The government sector can borrow this year more than it needs to relieve the pressure generated by the funding gap at the non-governmental sector level, seeing as he expects capital inflows to be significantly lower than outflows, Mugur Isărescu, the governor of Romania"s Central bank, said.
Mr. Isărescu reached this conclusion based on the report concerning Romania"s foreign funding for 2009.
According to this report, the governmental sector"s foreign debt on December 31st 2008 stood at 10.7 billion Euros, of which 1.6 billion Euros in short term debt due this year. Subject to the Government"s decisions, to the budget deficit level, and to the budget that is pending approval by the Parliament, the necessary funding can reach 2-3, or even 4 billion Euros, Mr. Isărescu mentioned. He claimed that the public foreign debt does not run the risk of a funding gap, with the amounts needed coming from pre-accession and structural funds, and previously contracted loans which are unfolding this year.
The Governor of the Central Bank said that on November 30, 2008, short term debt of companies operating in the private sector was 24 billion Euros, and at the end of last year, it had dropped to 22.5 billion Euros. It is divided between the banking sector, which holds over 10 billion Euros in short-term debt, and the non-financial banking sector, including loan brokers (IFNs), which holds close to 14 billion Euros in short-term debt.
When it comes to the debt of the banking sector, almost 90% of it goes to the big banks, said the NBR governor. "We have the guarantee that 9 billion Euros in short term debt will be rolled-over", the Governor said.

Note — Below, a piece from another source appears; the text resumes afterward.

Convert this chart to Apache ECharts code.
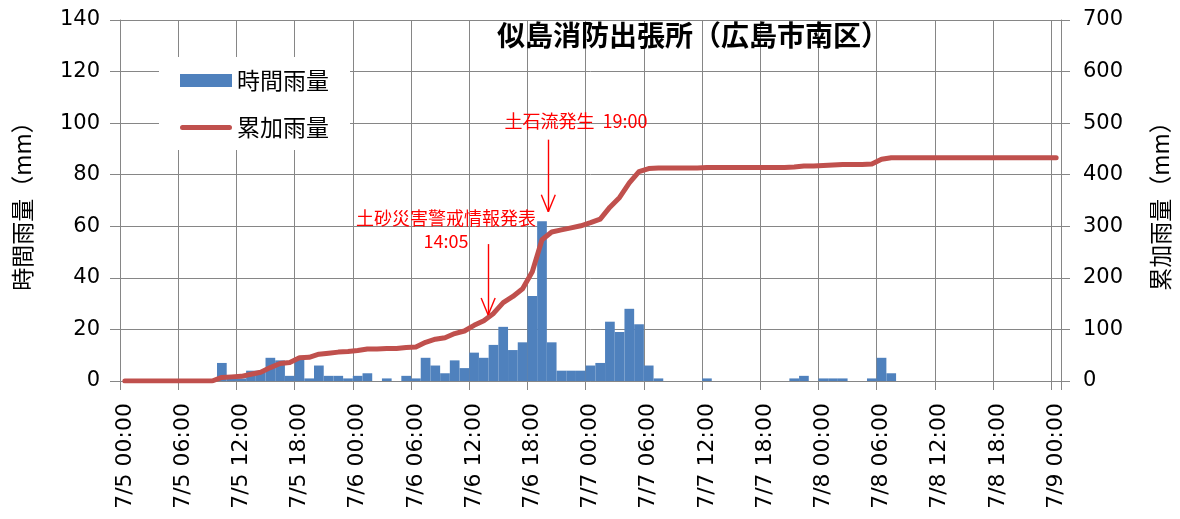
<!DOCTYPE html>
<html>
<head>
<meta charset="utf-8">
<script src="https://cdn.jsdelivr.net/npm/echarts@6/dist/echarts.min.js"></script>
<style>
html,body{margin:0;padding:0;background:#fff;}
#chart{width:1180px;height:519px;}
</style>
</head>
<body>
<div id="chart"></div>
<script>
// ---- data ----
const days = ['7/5', '7/6', '7/7', '7/8', '7/9'];
const hours = ['00:00','01:00','02:00','03:00','04:00','05:00','06:00','07:00','08:00','09:00','10:00','11:00',
               '12:00','13:00','14:00','15:00','16:00','17:00','18:00','19:00','20:00','21:00','22:00','23:00'];
const categories = [];
for (let d = 0; d < 4; d++) for (let h = 0; h < 24; h++) categories.push(days[d] + ' ' + hours[h]);
categories.push(days[4] + ' ' + hours[0]);

// 時間雨量 (mm), one value per hour from 7/5 00:00 to 7/9 00:00
const hourlyRain = [
  0, 0, 0, 0, 0, 0, 0, 0, 0, 0, 7, 1, 1, 4, 4, 9, 8, 2, 9, 1, 6, 2, 2, 1,          // 7/5
  2, 3, 0, 1, 0, 2, 1, 9, 6, 3, 8, 5, 11, 9, 14, 21, 12, 15, 33, 62, 15, 4, 4, 4,  // 7/6
  6, 7, 23, 19, 28, 22, 6, 1, 0, 0, 0, 0, 1, 0, 0, 0, 0, 0, 0, 0, 0, 1, 2, 0,      // 7/7
  1, 1, 1, 0, 0, 1, 9, 3, 0, 0, 0, 0, 0, 0, 0, 0, 0, 0, 0, 0, 0, 0, 0, 0,          // 7/8
  0                                                                                // 7/9
];
// 累加雨量 (mm)
const cumulativeRain = [
  0, 0, 0, 0, 0, 0, 0, 0, 0, 0, 7, 8, 9, 13, 17, 26, 34, 36, 45, 46, 52, 54, 56, 57,
  59, 62, 62, 63, 63, 65, 66, 75, 81, 84, 92, 97, 108, 117, 131, 152, 164, 179, 212, 274, 289, 293, 297, 301,
  307, 314, 337, 356, 384, 406, 412, 413, 413, 413, 413, 413, 414, 414, 414, 414, 414, 414, 414, 414, 414, 415, 417, 417,
  418, 419, 420, 420, 420, 421, 430, 433, 433, 433, 433, 433, 433, 433, 433, 433, 433, 433, 433, 433, 433, 433, 433, 433,
  433
];
const seriesNames = ['時間雨量', '累加雨量'];
const titleText = '似島消防出張所（広島市南区）';
const leftAxisName = '時間雨量（mm）';
const rightAxisName = '累加雨量（mm）';
const noteWarning = '土砂災害警戒情報発表\n14:05';
const noteDebris = '土石流発生  19:00';

// ---- chart ----
const gridColor = '#868686';
const cjk = '"Noto Sans CJK JP", sans-serif';
const num = '"DejaVu Sans", sans-serif';
const red = '#FF0000';
const lineColor = '#C0504D';
const barColor = '#4F81BD';

const chart = echarts.init(document.getElementById('chart'), null, {renderer: 'canvas'});

function arrow(x, yTop, yTip) {
  const dx = 0.72, dy = 6.6;
  return [
    [{coord: [x, yTop]}, {coord: [x, yTip]}],
    [{coord: [x - dx, yTip + dy]}, {coord: [x, yTip]}],
    [{coord: [x + dx, yTip + dy]}, {coord: [x, yTip]}]
  ];
}

const lineIcon = 'path://M0,0L0.01,0L0,0.01ZM52,13L51.99,13L52,12.99Z' +
                 'M2.5,4L49.5,4A2.5,2.5,0,0,1,49.5,9L2.5,9A2.5,2.5,0,0,1,2.5,4Z';

const option = {
  animation: false,
  backgroundColor: '#fff',
  title: {
    text: titleText,
    left: 497, top: 21, padding: 0,
    textStyle: {fontFamily: cjk, fontWeight: 'bold', fontSize: 28, color: '#000'}
  },
  legend: {
    data: [
      {name: seriesNames[0], icon: 'rect'},
      {name: seriesNames[1], icon: lineIcon, itemStyle: {color: lineColor}}
    ],
    orient: 'vertical',
    left: 159, top: 57,
    padding: [12, 21, 11, 21],
    backgroundColor: '#fff',
    itemGap: 24,
    itemWidth: 52, itemHeight: 13,
    textStyle: {fontFamily: cjk, fontSize: 23, color: '#000', lineHeight: 22}
  },
  grid: {left: 120, right: 119, top: 20, bottom: 138, containLabel: false},
  xAxis: [{
    type: 'category',
    data: categories,
    boundaryGap: true,
    axisLine: {lineStyle: {color: gridColor, width: 1}},
    axisTick: {show: true, interval: 5, length: 9, lineStyle: {color: gridColor}},
    axisLabel: {interval: 5, rotate: 90, fontFamily: num, fontSize: 22, color: '#000', margin: 22},
    splitLine: {show: true, interval: 5, lineStyle: {color: gridColor, width: 1}}
  }, {
    type: 'value', min: 0, max: 97, show: false
  }],
  yAxis: [{
    type: 'value', min: 0, max: 140, interval: 20,
    name: leftAxisName, nameLocation: 'middle', nameRotate: 90, nameGap: 86,
    nameTextStyle: {fontFamily: cjk, fontSize: 23, color: '#000'},
    axisLine: {show: true, lineStyle: {color: gridColor}},
    axisTick: {show: true, length: 10, lineStyle: {color: gridColor}},
    axisLabel: {fontFamily: num, fontSize: 21, color: '#000', margin: 20},
    splitLine: {show: true, lineStyle: {color: gridColor, width: 1}}
  }, {
    type: 'value', min: 0, max: 700, interval: 100, position: 'right',
    name: rightAxisName, nameLocation: 'middle', nameRotate: 90, nameGap: 88,
    nameTextStyle: {fontFamily: cjk, fontSize: 23, color: '#000'},
    axisLine: {show: true, lineStyle: {color: gridColor}},
    axisTick: {show: true, length: 9, lineStyle: {color: gridColor}},
    axisLabel: {fontFamily: num, fontSize: 21, color: '#000', margin: 22},
    splitLine: {show: false}
  }],
  series: [{
    name: seriesNames[0],
    type: 'bar',
    xAxisIndex: 0, yAxisIndex: 0,
    data: hourlyRain,
    barCategoryGap: '0%', barGap: '0%',
    itemStyle: {color: barColor},
    z: 2
  }, {
    name: seriesNames[1],
    type: 'line',
    xAxisIndex: 0, yAxisIndex: 1,
    data: cumulativeRain,
    symbol: 'none', showSymbol: false,
    lineStyle: {color: lineColor, width: 5, cap: 'round', join: 'round'},
    itemStyle: {color: lineColor},
    z: 3
  }, {
    type: 'scatter',
    xAxisIndex: 1, yAxisIndex: 0,
    data: [],
    silent: true,
    z: 5,
    markLine: {
      silent: true,
      symbol: ['none', 'none'],
      label: {show: false},
      lineStyle: {color: red, width: 1.4, type: 'solid'},
      emphasis: {disabled: true},
      data: arrow(37.95, 53.1, 25.6).concat(arrow(44.15, 93.6, 65.6))
    },
    markPoint: {
      silent: true,
      symbol: 'circle', symbolSize: 0,
      itemStyle: {color: 'transparent'},
      label: {show: true, position: 'inside', color: red, fontFamily: cjk, fontSize: 18, lineHeight: 23, align: 'center'},
      data: [
        {coord: [33.6, 58.7], label: {formatter: noteWarning}},
        {coord: [47.0, 100.7], label: {formatter: noteDebris}}
      ]
    }
  }]
};
chart.setOption(option);
</script>
</body>
</html>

For the private non-banking sector, funding is more volatile, as it is only renewable at a rate of 60% at best, if we consider that for the leasing sector, the roll-over rate during the previous years, was around 50%, Mugur Isărescu added.
He also explained that the non-banking market is far more atomized than the banking sector, with the 15 biggest players, including loan brokers, holding over 30% of the short term foreign debt. The governor said that the first nine companies in the sector, such as Dacia or Petrom, hold close to 20% of the debt of the private non-banking sector.
The governor explained that lumping together long and short term debt and using this as a reason for a possible rating cut for Romania"s would be biased, as it automatically assumes a bank run would occur.
On the issue of the current account deficit for the year 2008, Mr. Isărescu announced that the deficit has hovered close to its 2007 levels, amounting to some 16 billion Euros, far less than the 18% level estimated by foreign reports. In relative terms, the current account deficit has suffered a big adjustment last year, and it is at worst 12.5% of the GDP, said the Governor, who added that so far only the rate of the current account deficit is known, but not the GDP for Q4. Romania"s current account deficit for 2007 neared 14% of the GDP.
The deficit shrunk 1% following the slowdown seen in the non-government sector at the end of last year, as the public sector deficit was 3 % higher than planned. This will cause an adjustment of the private sector by over 4% of the GDP, the governor explained.
The shrinking of the budget deficit will continue this year as well if the monetary policy will be complemented by the fiscal and budget policy, Mr. Isărescu said.